For some organizations, that can mean identifying areas of operations ripe for sustainable change of relevant social aspects. For example, you could analyze workforce planning data to determine areas in your organization that are either lacking gender or racial representations or suffering from large wage gaps, and take steps to build a more diverse, inclusive, equitable workforce.   

For other organizations, ESG data might point you to new product opportunities. Look at the electric car, for example. There was a time when the global transition to electric vehicles was thought by many of us to be preposterous. ESG data can help you identify areas in your business ripe for sustainability investment, and whether your customers are likely to grab hold of your sustainable innovations

Even more, organizations might use ESG data to commit to mergers, acquisitions or investing in sustainable companies to strengthen their ESG efforts and make their portfolio more sustainable as a part of overall governance.  

All these examples have one thing in common: using ESG data to identify areas of sustainable growth via analysis and predictive planning.

Using ESG data to mitigate risks

To speak about ESG is to speak about risk. Risk to the planet, risk to human well-being, risk to ethics, credit risk. Risk and ESG are intrinsically linked. There are so many ways to shoot yourself in the foot with ineffective ESG practices, but there’s equal opportunity to use ESG data to combat risk. 

Let’s say for example, you had started a project to reduce carbon emissions. Your enterprise disclosed its goals to your shareholders and, even while your deadline for that goal is still far off, your ESG performance monitoring is telling you things aren’t going as planned. You’re going to miss the mark. With early warning alarms ringing, you can then take mitigation steps early and change course and reallocate budget accordingly to when it comes time to disclose performance, you’ll preserve your ESG score.  
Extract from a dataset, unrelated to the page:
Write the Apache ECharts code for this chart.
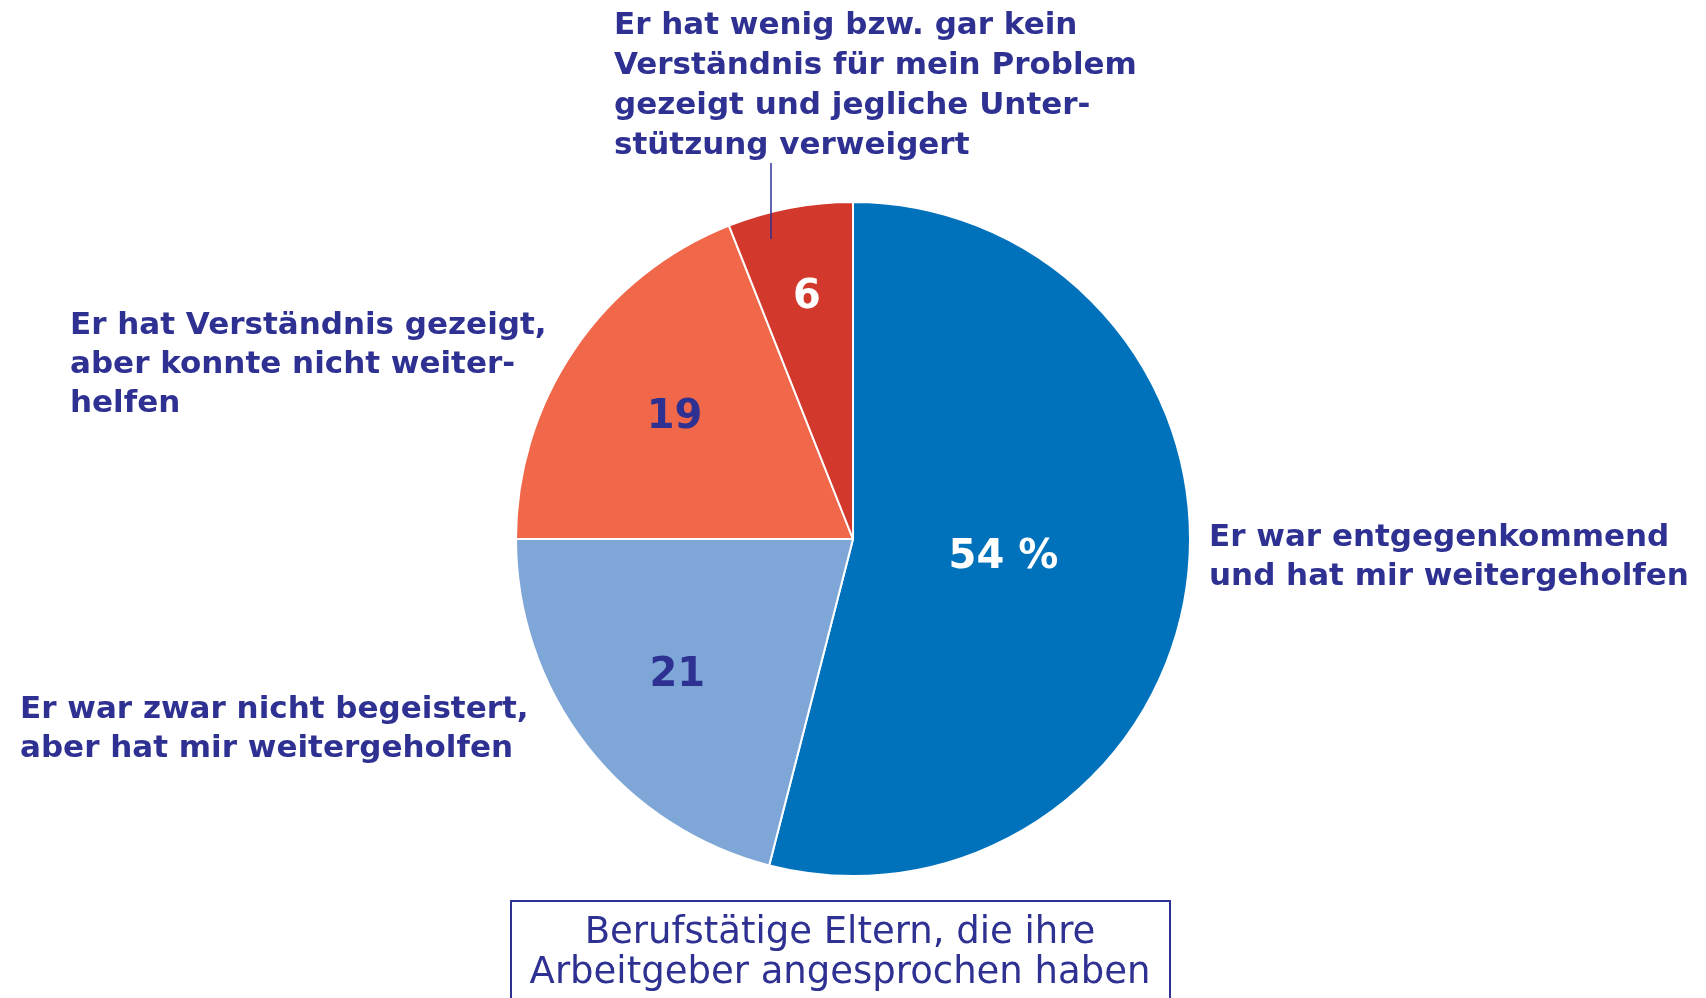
<!DOCTYPE html>
<html>
<head>
<meta charset="utf-8">
<script src="https://cdn.jsdelivr.net/npm/echarts@6/dist/echarts.min.js"></script>
<style>
  html, body { margin: 0; padding: 0; background: #fff; }
  #main { width: 1706px; height: 998px; }
</style>
</head>
<body>
<div id="main"></div>
<script>
var categories = [
    'Er war entgegenkommend und hat mir weitergeholfen',
    'Er war zwar nicht begeistert, aber hat mir weitergeholfen',
    'Er hat Verständnis gezeigt, aber konnte nicht weiterhelfen',
    'Er hat wenig bzw. gar kein Verständnis für mein Problem gezeigt und jegliche Unterstützung verweigert'
];
var values = [54, 21, 19, 6];
var colors = ['#0072BC', '#7EA7D8', '#F0674A', '#D2382B'];
var numberColors = ['#ffffff', '#2E3192', '#2E3192', '#ffffff'];
// how far out (share of radius) each number sits
var labelRadius = [0.45, 0.66, 0.64, 0.73];

var navy = '#2E3192';
var font = '"DejaVu Sans", sans-serif';
var cx = 853, cy = 539, R = 337;

var total = values.reduce(function (a, b) { return a + b; }, 0);
var midAngles = [];
var acc = 0;
values.forEach(function (v) {
    midAngles.push((acc + v / 2) / total * 2 * Math.PI);
    acc += v;
});

var chart = echarts.init(document.getElementById('main'));
var option = {
    animation: false,
    series: [
        {
            type: 'pie',
            center: [cx, cy],
            radius: [0, R],
            startAngle: 90,
            clockwise: true,
            itemStyle: { borderColor: '#fff', borderWidth: 2 },
            label: {
                show: true,
                position: 'inside',
                fontFamily: font,
                fontWeight: 'bold',
                fontSize: 40,
                formatter: function (p) {
                    return p.dataIndex === 0 ? p.value + ' %' : String(p.value);
                }
            },
            labelLine: { show: false },
            labelLayout: function (p) {
                var i = p.dataIndex;
                var a = midAngles[i];
                var r = R * labelRadius[i];
                return {
                    x: cx + Math.sin(a) * r,
                    y: cy - Math.cos(a) * r,
                    align: 'center',
                    verticalAlign: 'middle'
                };
            },
            emphasis: { disabled: true },
            data: values.map(function (v, i) {
                return {
                    name: categories[i],
                    value: v,
                    itemStyle: { color: colors[i] },
                    label: { color: numberColors[i] }
                };
            })
        }
    ],
    graphic: [
        {
            type: 'text', left: 1209, top: 518,
            style: {
                text: 'Er war entgegenkommend\nund hat mir weitergeholfen',
                font: 'bold 31px ' + font, fill: navy, lineHeight: 39
            }
        },
        {
            type: 'text', left: 20, top: 690,
            style: {
                text: 'Er war zwar nicht begeistert,\naber hat mir weitergeholfen',
                font: 'bold 31px ' + font, fill: navy, lineHeight: 39
            }
        },
        {
            type: 'text', left: 70, top: 306,
            style: {
                text: 'Er hat Verständnis gezeigt,\naber konnte nicht weiter-\nhelfen',
                font: 'bold 31px ' + font, fill: navy, lineHeight: 39
            }
        },
        {
            type: 'text', left: 614, top: 6,
            style: {
                text: 'Er hat wenig bzw. gar kein\nVerständnis für mein Problem\ngezeigt und jegliche Unter-\nstützung verweigert',
                font: 'bold 31px ' + font, fill: navy, lineHeight: 40
            }
        },
        {
            type: 'line',
            z: 10,
            shape: { x1: 771, y1: 163, x2: 771, y2: 239 },
            style: { stroke: navy, lineWidth: 1.5 }
        },
        {
            type: 'rect',
            shape: { x: 511, y: 901, width: 659, height: 120 },
            style: { fill: 'none', stroke: navy, lineWidth: 2 }
        },
        {
            type: 'text', x: 840, y: 913,
            style: {
                text: 'Berufstätige Eltern, die ihre\nArbeitgeber angesprochen haben',
                font: '37px ' + font, fill: navy, lineHeight: 40,
                align: 'center', verticalAlign: 'top'
            }
        }
    ]
};
chart.setOption(option);
</script>
</body>
</html>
What’s more, you can use ESG data to reduce your credit risk by modeling scenarios that would affect your ESG rating. Because a low ESG rating can threaten your share price, stock options, access to capital and ability to entice investors, your ESG rating presents a large risk to your organization. With the ability to use ESG data to model the outcome of sustainability activities, and their potential effect on your ESG score, you can choose to pursue ESG initiatives that have the most desirable impact. 
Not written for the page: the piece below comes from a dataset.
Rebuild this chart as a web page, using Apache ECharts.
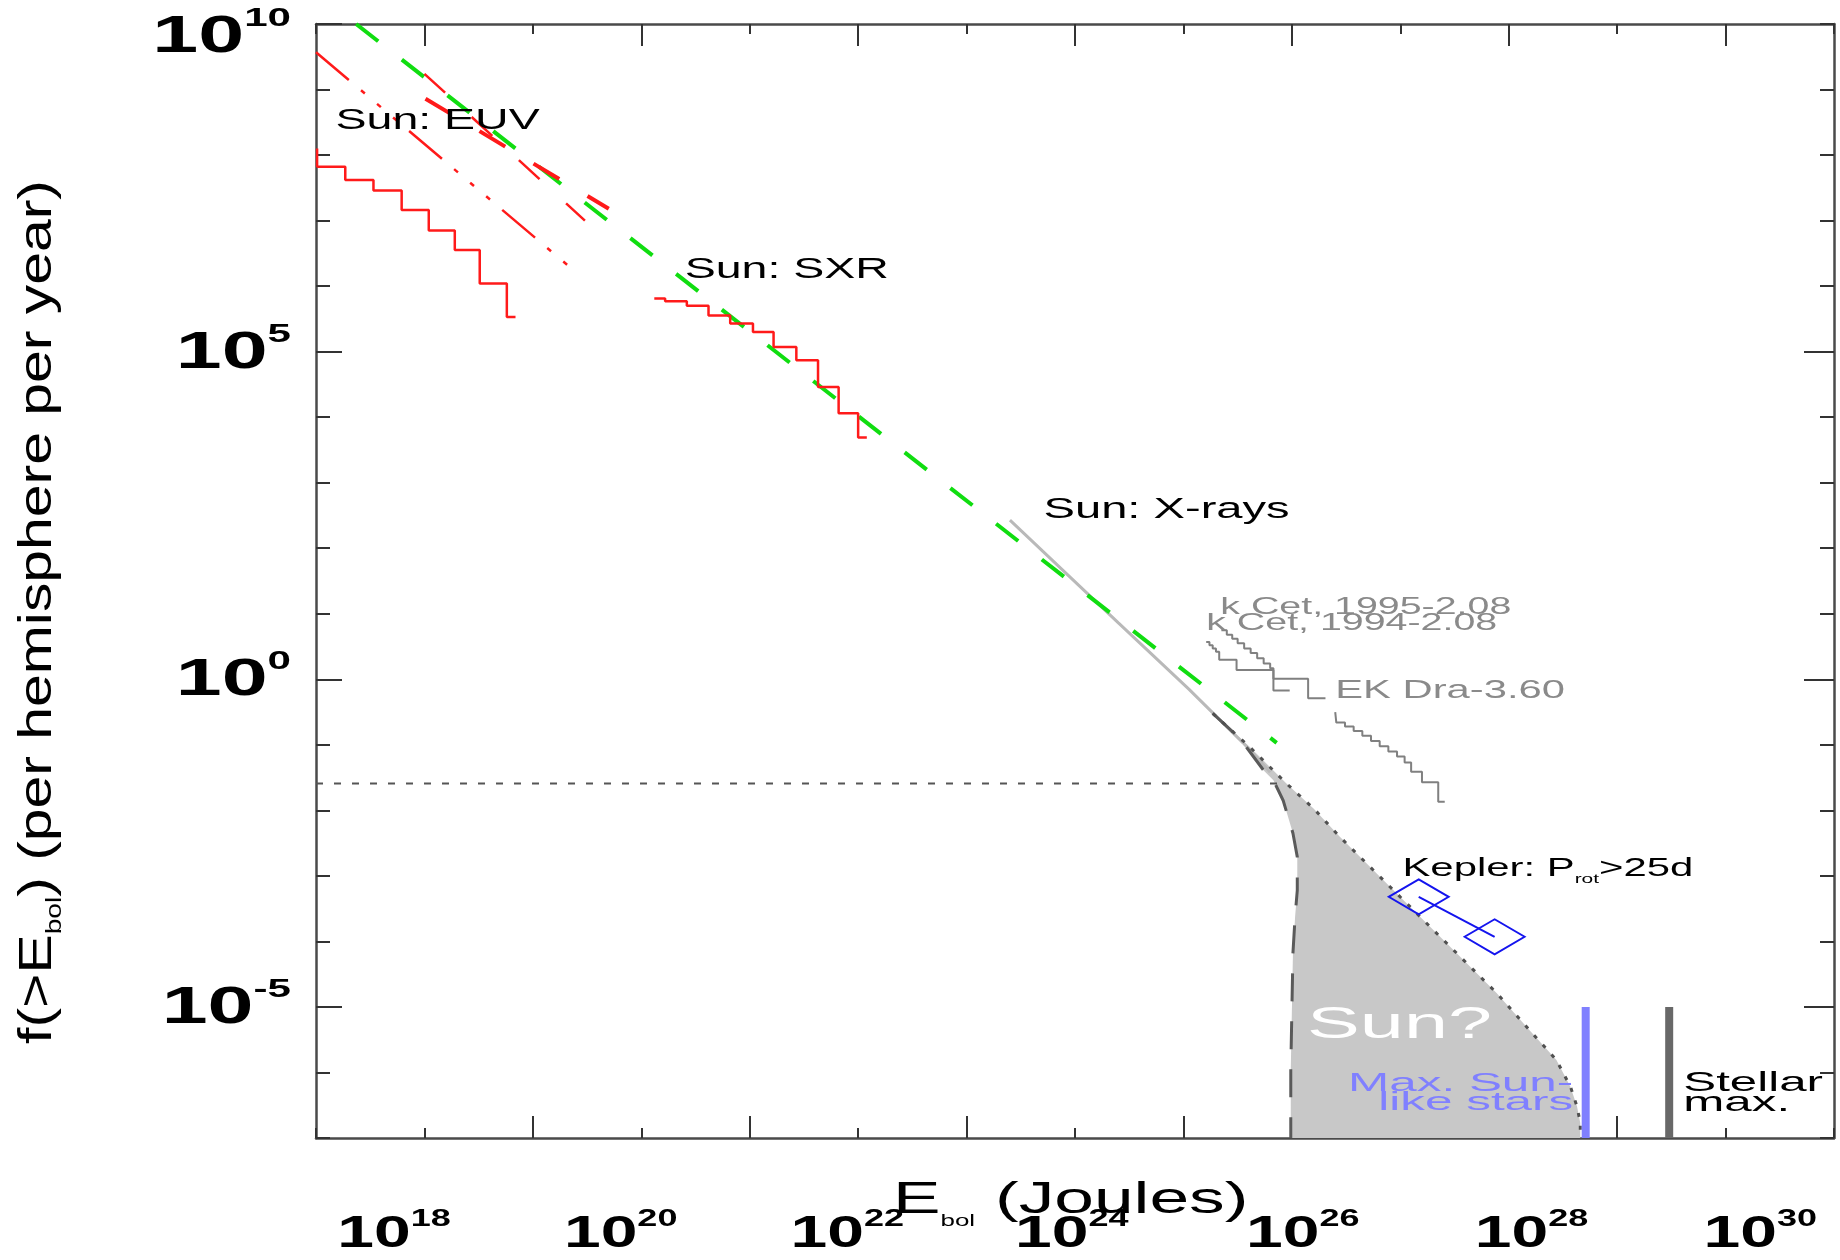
<!DOCTYPE html>
<html>
<head>
<meta charset="utf-8">
<title>Flare frequency vs bolometric energy</title>
<script src="https://cdn.jsdelivr.net/npm/echarts@6/dist/echarts.min.js"></script>
<style>
  html, body { margin: 0; padding: 0; background: #fff; }
  #chart { width: 1840px; height: 1260px; }
</style>
</head>
<body>
<div id="chart"></div>
<script>
// every value is a log10: E_bol in Joules, f(>E_bol) per hemisphere per year
const xTicks = [18, 20, 22, 24, 26, 28, 30];
const yTicks = [10, 5, 0, -5];

// Sun: EUV (cumulative histogram + power-law fits)
const euvStepE = [17.01, 17.01, 17.27, 17.53, 17.79, 18.04, 18.28, 18.51, 18.76, 18.84];
const euvStepF = [8.10, 7.82, 7.62, 7.46, 7.16, 6.85, 6.55, 6.04, 5.53, 5.53];
const euvFitAE = [17.0, 19.32];
const euvFitAF = [9.57, 6.32];
const euvFitBE = [18.0, 19.48];
const euvFitBF = [9.24, 7.0];
const euvFitCE = [18.01, 19.70];
const euvFitCF = [8.86, 7.18];

// Sun: SXR
const sxrStepE = [20.12, 20.22, 20.42, 20.62, 20.82, 21.03, 21.22, 21.43, 21.63, 21.82, 22.0, 22.08];
const sxrStepF = [5.81, 5.77, 5.70, 5.55, 5.43, 5.30, 5.07, 4.87, 4.46, 4.06, 3.69, 3.69];

// overall power law (green)
const fitE = [17.37, 25.86];
const fitF = [10.0, -0.97];

// Sun: X-rays
const xrayE = [23.40, 24.40, 25.05, 25.55, 25.80];
const xrayF = [2.43, 0.86, -0.15, -0.97, -1.42];

// stellar flare samples
const kCet95E = [25.35, 25.40, 25.45, 25.50, 25.56, 25.62, 25.68, 25.74, 25.80, 25.83, 26.15, 26.31];
const kCet95F = [0.75, 0.68, 0.62, 0.55, 0.47, 0.40, 0.32, 0.24, 0.17, 0.01, -0.29, -0.29];
const kCet94E = [25.21, 25.24, 25.27, 25.30, 25.33, 25.49, 25.83, 25.98];
const kCet94F = [0.57, 0.52, 0.47, 0.42, 0.30, 0.14, -0.17, -0.17];
const ekDraE = [26.40, 26.41, 26.49, 26.57, 26.65, 26.73, 26.81, 26.89, 26.97, 27.04, 27.10, 27.20, 27.35, 27.41];
const ekDraF = [-0.50, -0.66, -0.72, -0.79, -0.86, -0.94, -1.02, -1.10, -1.18, -1.27, -1.41, -1.57, -1.87, -1.87];

// Kepler: P_rot > 25 d
const keplerE = [27.17, 27.87];
const keplerF = [-3.32, -3.93];

// "Sun?" envelope
const sunLeftE = [25.27, 25.52, 25.74, 25.83, 25.92, 26.01, 26.05, 26.05, 26.03, 26.01, 25.99, 25.99];
const sunLeftF = [-0.52, -0.90, -1.39, -1.54, -1.85, -2.35, -2.71, -3.22, -3.62, -4.18, -5.96, -7.0];
const sunRightE = [25.27, 25.61, 25.95, 26.20, 26.44, 26.78, 27.15, 27.52, 27.89, 28.19, 28.44, 28.57, 28.63, 28.66, 28.66];
const sunRightF = [-0.52, -1.03, -1.59, -1.97, -2.40, -2.96, -3.57, -4.18, -4.79, -5.35, -5.81, -6.22, -6.52, -6.77, -7.0];
const sunLimitE = [17.0, 25.94];
const sunLimitF = [-1.59, -1.59];

// maximum energies
const sunLikeMaxE = [28.71, 28.71];
const stellarMaxE = [29.48, 29.48];
const maxBarF = [-5, -7];

const FONT = '"Liberation Sans", Arial, Helvetica, sans-serif';
const pairs = (xs, ys) => xs.map((x, i) => [x, ys[i]]);

function line(xs, ys, color, width, type, extra) {
  return Object.assign({
    type: "line",
    data: pairs(xs, ys),
    showSymbol: false,
    symbol: "none",
    silent: true,
    animation: false,
    z: 3,
    lineStyle: { color: color, width: width, type: type }
  }, extra || {});
}

function frameAxis(pos, min, max, len, custom, showLine) {
  const tick = { show: true, inside: true, length: len, lineStyle: { color: "#333", width: 2 } };
  if (custom) tick.customValues = custom;
  return {
    type: "value",
    position: pos,
    min: min,
    max: max,
    interval: 1,
    axisLine: { show: showLine, onZero: false, lineStyle: { color: "#4a4a4a", width: 2.5 } },
    axisTick: tick,
    axisLabel: { show: false },
    splitLine: { show: false }
  };
}

const option = {
  backgroundColor: "#fff",
  animation: false,
  grid: { left: 316, right: 6, top: 24, bottom: 122 },
  xAxis: [
    frameAxis("bottom", 17, 31, 10, null, true),
    frameAxis("bottom", 17, 31, 22, [19, 21, 23, 25, 27, 29], false),
    frameAxis("top", 17, 31, 10, null, true),
    frameAxis("top", 17, 31, 22, [18, 20, 22, 24, 26, 28, 30], false)
  ],
  yAxis: [
    frameAxis("left", -7, 10, 14, null, true),
    frameAxis("left", -7, 10, 26, [-5, 0, 5, 10], false),
    frameAxis("right", -7, 10, 14, null, true),
    frameAxis("right", -7, 10, 30, [-5, 0, 5], false)
  ],
  series: [
    {
      // shaded "Sun?" region
      type: "custom",
      silent: true,
      z: 1,
      data: [[sunLeftE[0], sunLeftF[0]]],
      renderItem: function (params, api) {
        const poly = pairs(sunLeftE, sunLeftF).concat(pairs(sunRightE, sunRightF).reverse());
        return {
          type: "polygon",
          shape: { points: poly.map(p => api.coord(p)) },
          style: { fill: "#c8c8c8" }
        };
      }
    },
    line(sunLimitE, sunLimitF, "#555", 2, [7, 11]),
    line(xrayE, xrayF, "#b9b9b9", 3, "solid"),
    line(sunLeftE, sunLeftF, "#5a5a5a", 3, [28, 20]),
    line(sunRightE, sunRightF, "#505050", 3, [4, 9]),
    line(fitE, fitF, "#10dd10", 4, [28, 30]),
    line(euvStepE, euvStepF, "#ff1a1a", 2.5, "solid", { step: "end" }),
    line(euvFitAE, euvFitAF, "#ff1a1a", 2.5, [43, 16, 5, 16, 5, 16, 5, 16]),
    line(euvFitBE, euvFitBF, "#ff1a1a", 2.5, [28, 36]),
    line(euvFitCE, euvFitCF, "#ff1a1a", 4, [30, 33]),
    line(sxrStepE, sxrStepF, "#ff1a1a", 2.5, "solid", { step: "end" }),
    line(kCet95E, kCet95F, "#808080", 2, "solid", { step: "end" }),
    line(kCet94E, kCet94F, "#808080", 2, "solid", { step: "end" }),
    line(ekDraE, ekDraF, "#808080", 2, "solid", { step: "end" }),
    line(keplerE, keplerF, "#1414ee", 2, "solid", {
      showSymbol: true,
      symbol: "diamond",
      symbolSize: [60, 35],
      itemStyle: { color: "rgba(0,0,0,0)", borderColor: "#1414ee", borderWidth: 2 }
    }),
    line(sunLikeMaxE, maxBarF, "#8080ff", 8, "solid"),
    line(stellarMaxE, maxBarF, "#686868", 8, "solid")
  ]
};

const chart = echarts.init(document.getElementById("chart"));
chart.setOption(option);

// ---- texts (stretched wide like the original figure) ----
const px = (x, y) => chart.convertToPixel({ xAxisIndex: 0, yAxisIndex: 0 }, [x, y]);

function tok(size, color, weight, lh, va) {
  return { fontSize: size, fontFamily: FONT, fontWeight: weight || "normal", fill: color,
    lineHeight: lh || size, verticalAlign: va || "bottom" };
}

function text(x, y, content, o) {
  return {
    type: "text",
    x: x,
    y: y,
    z: 100,
    silent: true,
    scaleX: o.scale || 1,
    rotation: o.rotation || 0,
    style: {
      text: content,
      fill: o.color || "#000",
      fontFamily: FONT,
      fontSize: o.size,
      fontWeight: o.weight || "normal",
      align: o.align || "left",
      verticalAlign: "middle",
      rich: o.rich
    }
  };
}

const g = [];
const leftPx = px(17, 0)[0];
const bottomPx = px(17, -7)[1];

// y tick labels 10^n
yTicks.forEach(v => {
  const y = Math.max(px(17, v)[1] + 2, 38);
  g.push(text(leftPx - 25, y, "{b|10}{s|" + v + "}", {
    align: "right", scale: 1.62,
    rich: { b: tok(51, "#000", "bold", 64, "middle"), s: tok(26, "#000", "bold", 26, "top") }
  }));
});

// x tick labels, printed a little off their ticks in the original
const xLabelAt = [17.72, 19.81, 21.90, 23.97, 26.10, 28.21, 30.32];
xTicks.forEach((v, i) => {
  g.push(text(px(xLabelAt[i], 0)[0], bottomPx + 97, "{b|10}{s|" + v + "}", {
    align: "center", scale: 1.5,
    rich: { b: tok(44, "#000", "bold", 56, "middle"), s: tok(24, "#000", "bold", 24, "top") }
  }));
});

// axis titles
g.push(text(893, bottomPx + 63, "{a|E}{s|bol}{a| (Joules)}", {
  scale: 1.62,
  rich: { a: tok(44, "#000", "normal", 58, "middle"), s: tok(16, "#000", "normal", 16, "bottom") }
}));
g.push(text(38, 612, "{a|f(>E}{s|bol}{a|) (per hemisphere per year)}", {
  align: "center", scale: 1.28, rotation: Math.PI / 2,
  rich: { a: tok(46, "#000", "normal", 56, "middle"), s: tok(22, "#000", "normal", 22, "bottom") }
}));

// annotations, anchored in data coordinates
const notes = [
  { t: "Sun: EUV", at: [17.18, 8.52], size: 30, scale: 1.55 },
  { t: "Sun: SXR", at: [20.40, 6.25], size: 30, scale: 1.55 },
  { t: "Sun: X-rays", at: [23.71, 2.58], size: 30, scale: 1.57 },
  { t: "k Cet, 1995-2.08", at: [25.34, 1.10], size: 24, scale: 1.64, color: "#8a8a8a" },
  { t: "k Cet, 1994-2.08", at: [25.21, 0.86], size: 24, scale: 1.64, color: "#8a8a8a" },
  { t: "EK Dra-3.60", at: [26.40, -0.18], size: 25, scale: 1.67, color: "#8a8a8a" },
  { t: "Sun?", at: [26.14, -5.29], size: 44, scale: 1.8, color: "#fff" },
  { t: "Max. Sun-", at: [28.595, -6.18], size: 26, scale: 1.9, color: "#8080ff", align: "right" },
  { t: "like stars", at: [28.595, -6.47], size: 26, scale: 1.9, color: "#8080ff", align: "right" },
  { t: "Stellar", at: [29.61, -6.17], size: 28, scale: 1.76 },
  { t: "max.", at: [29.61, -6.47], size: 28, scale: 1.76 }
];
notes.forEach(n => {
  const p = px(n.at[0], n.at[1]);
  g.push(text(p[0], p[1], n.t, n));
});

const kp = px(27.02, -2.89);
g.push(text(kp[0], kp[1], "{a|Kepler: P}{s|rot}{a|>25d}", {
  scale: 1.61,
  rich: { a: tok(26, "#000", "normal", 34, "middle"), s: tok(13, "#000", "normal", 13, "bottom") }
}));

chart.setOption({ graphic: g });
</script>
</body>
</html>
To allay risks, ESG must be built into a broader risk management framework. Data and governance controls, transparency of communications, predictive planning, foresight when it comes to preparing for threats and evolving regulations — ESG risk must be taken as seriously as liquidity risk.

Closing thoughts

The solution you use to manage your ESG data should check all compliance boxes. But we must remember:  Sustainability isn’t just about running a single clothing line that uses recycled plastics, or a single year goal to reduce emissions. It’s about becoming an enterprise that IS sustainable.  

The tide of public sentiment is this: companies that aren’t producing ESG results now and for the foreseeable future aren’t a good investment. They’re not sustainable, meaning, they won’t stand the test of time. Thus, ESG data shouldn’t be limited to disclosure in sustainability reports. By using ESG data to build plans, forecasts, risk mitigation, and overall strategy, companies can serve themselves while serving others, bettering the planet and the way we do business. 

With this in mind, we strongly believe in using the full potential of ESG data, which means extending the use of that information to enrich your decision making, your long-range plans, and your reputation through a solution that facilitates XP&A as well as reporting and disclosure.